Faculty responded in record numbers two months ago to vote on three controversial options for the University’s college merger. Now, the administration is asking for an encore.
President Robert A. Corrigan and Provost Sue Rosser have asked the faculty to participate in another referendum following Corrigan’s March 21 announcement of a new proposal to restructure colleges at SF State.
The new plan builds on the University Planning Advisory Council’s original recommendation for a six-college structure.
According to the proposal, the comments from faculty and members of the SF State community will be considered and may be included in the final draft of the referendum.
“We question why the sole focus has been on college restructuring rather than a comprehensive review of the entire University structure, including Administration,” said a letter from the California Faculty Association highlighting its concerns regarding the process. “The mission of the university is to promote social justice, yet those who make the most are cut the least.”
Other concerns stated in the letter are the preservation of faculty and the need to view the restructuring in a larger context. While the administration has denied it, many believe that the merger is a way to streamline the University and dissolve less-populated courses, as well as potentially stripping departments.
However, CFA Campus Chapter President Ramon Castellblanch believes that decisions should not be based on which courses can fit the most students in a classroom.
“You can’t teach that way, you need space to interact,” Castellblanch said. “You lose a lot of quality.”
The administration continues to assure that the merger is in the best interest of the University.
“While we are struggling with very difficult issues, we have remained steadfastly focused on our mission, our values and our desire to maintain three vital components: access, quality and jobs,” said University spokeswoman Ellen Griffin.
However, a final decision on the merger is ultimately dependent on Gov.

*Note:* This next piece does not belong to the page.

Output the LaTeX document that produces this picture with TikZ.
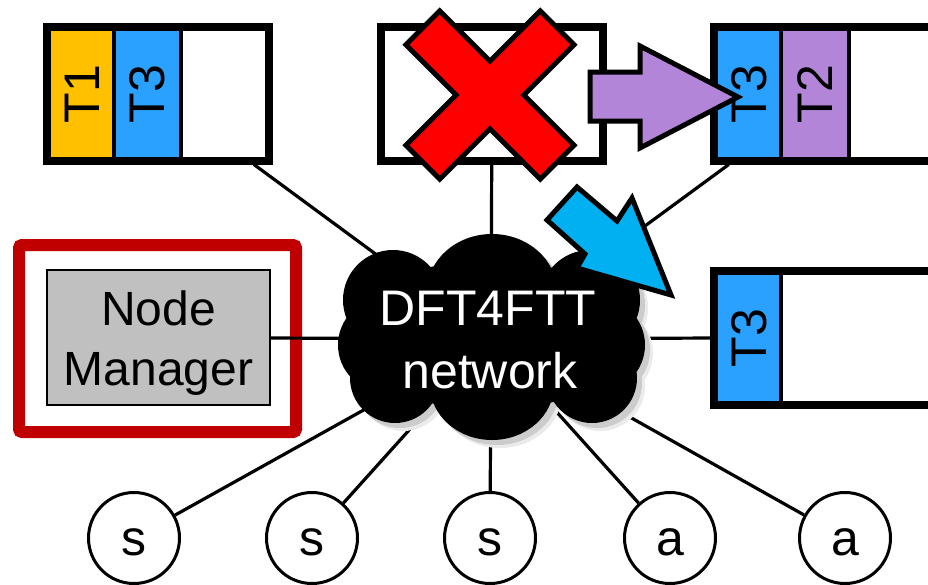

Jerry Brown’s 2011-12 budget proposal and, regardless of how the faculty votes, the University may plan on moving forward with the merger, according to Creative Writing Department Chair Maxine Chernoff.
“Votes [from the faculty] are advisory votes,” Chernoff said. “There’s nothing that binds President Corrigan to do anything. We all feel better to have done it, but it won’t necessarily change the outcome of the process.”
Academic Senate Chair Shawn Whalen said that he supports the message in the letter and believes these values have and will continue to be a consistent component of the planning process.
“Decisions about how to absorb these unprecedented budget cuts must be characterized by a renewed commitment to our institutional mission, our dedication to preserving faculty and staff jobs, and a process that strives for openness and transparency,” Whalen said.
Also, despite the faculty’s frustration, the financial pressure on the administration is massive, and the economic crisis is outside of the control of the University, Chernoff said.
“There’s a low subsidy for education,” she said. “It’s a relentless march to defend education.”